[AIM OF THE EXERCISE]
Repeat every line exactly, keeping the pictures out of the copy.
┌──
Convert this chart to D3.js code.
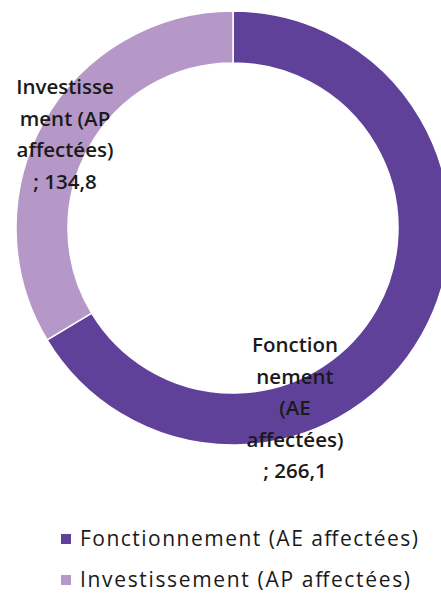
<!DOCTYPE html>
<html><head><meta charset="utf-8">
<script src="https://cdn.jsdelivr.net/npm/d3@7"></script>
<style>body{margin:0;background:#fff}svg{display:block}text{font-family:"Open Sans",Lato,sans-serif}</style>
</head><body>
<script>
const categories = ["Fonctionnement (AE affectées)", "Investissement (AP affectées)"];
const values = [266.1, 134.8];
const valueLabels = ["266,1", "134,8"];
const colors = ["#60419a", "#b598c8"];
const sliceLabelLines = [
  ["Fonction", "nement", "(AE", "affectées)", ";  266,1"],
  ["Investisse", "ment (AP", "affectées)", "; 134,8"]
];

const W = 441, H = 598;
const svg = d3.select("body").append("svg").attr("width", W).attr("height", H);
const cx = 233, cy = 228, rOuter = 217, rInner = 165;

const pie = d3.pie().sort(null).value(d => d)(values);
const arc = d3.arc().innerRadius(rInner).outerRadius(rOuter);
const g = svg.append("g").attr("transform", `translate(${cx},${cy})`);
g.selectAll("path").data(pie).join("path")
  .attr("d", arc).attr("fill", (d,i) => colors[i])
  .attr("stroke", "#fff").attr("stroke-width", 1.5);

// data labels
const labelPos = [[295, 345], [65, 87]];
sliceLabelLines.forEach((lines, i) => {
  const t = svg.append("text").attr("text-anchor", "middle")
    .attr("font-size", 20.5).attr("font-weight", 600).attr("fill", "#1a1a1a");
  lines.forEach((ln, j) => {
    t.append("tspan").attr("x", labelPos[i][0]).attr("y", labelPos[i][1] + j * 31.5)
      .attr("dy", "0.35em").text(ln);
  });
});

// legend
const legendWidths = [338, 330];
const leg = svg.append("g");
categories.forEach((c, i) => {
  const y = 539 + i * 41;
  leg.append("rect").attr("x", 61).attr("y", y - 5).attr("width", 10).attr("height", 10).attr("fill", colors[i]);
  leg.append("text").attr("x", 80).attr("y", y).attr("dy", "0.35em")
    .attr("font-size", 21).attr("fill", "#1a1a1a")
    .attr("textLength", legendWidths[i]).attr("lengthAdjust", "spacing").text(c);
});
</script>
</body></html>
└──
[SOLUTION FOR THIS EXERCISE]
Convert this chart to D3.js code.
<!DOCTYPE html>
<html><head><meta charset="utf-8">
<script src="https://cdn.jsdelivr.net/npm/d3@7"></script>
<style>body{margin:0;background:#fff}svg{display:block}text{font-family:"Open Sans",Lato,sans-serif}</style>
</head><body>
<script>
const categories = ["Fonctionnement (AE affectées)", "Investissement (AP affectées)"];
const values = [266.1, 134.8];
const valueLabels = ["266,1", "134,8"];
const colors = ["#60419a", "#b598c8"];
const sliceLabelLines = [
  ["Fonction", "nement", "(AE", "affectées)", ";  266,1"],
  ["Investisse", "ment (AP", "affectées)", "; 134,8"]
];

const W = 441, H = 598;
const svg = d3.select("body").append("svg").attr("width", W).attr("height", H);
const cx = 233, cy = 228, rOuter = 217, rInner = 165;

const pie = d3.pie().sort(null).value(d => d)(values);
const arc = d3.arc().innerRadius(rInner).outerRadius(rOuter);
const g = svg.append("g").attr("transform", `translate(${cx},${cy})`);
g.selectAll("path").data(pie).join("path")
  .attr("d", arc).attr("fill", (d,i) => colors[i])
  .attr("stroke", "#fff").attr("stroke-width", 1.5);

// data labels
const labelPos = [[295, 345], [65, 87]];
sliceLabelLines.forEach((lines, i) => {
  const t = svg.append("text").attr("text-anchor", "middle")
    .attr("font-size", 20.5).attr("font-weight", 600).attr("fill", "#1a1a1a");
  lines.forEach((ln, j) => {
    t.append("tspan").attr("x", labelPos[i][0]).attr("y", labelPos[i][1] + j * 31.5)
      .attr("dy", "0.35em").text(ln);
  });
});

// legend
const legendWidths = [338, 330];
const leg = svg.append("g");
categories.forEach((c, i) => {
  const y = 539 + i * 41;
  leg.append("rect").attr("x", 61).attr("y", y - 5).attr("width", 10).attr("height", 10).attr("fill", colors[i]);
  leg.append("text").attr("x", 80).attr("y", y).attr("dy", "0.35em")
    .attr("font-size", 21).attr("fill", "#1a1a1a")
    .attr("textLength", legendWidths[i]).attr("lengthAdjust", "spacing").text(c);
});
</script>
</body></html>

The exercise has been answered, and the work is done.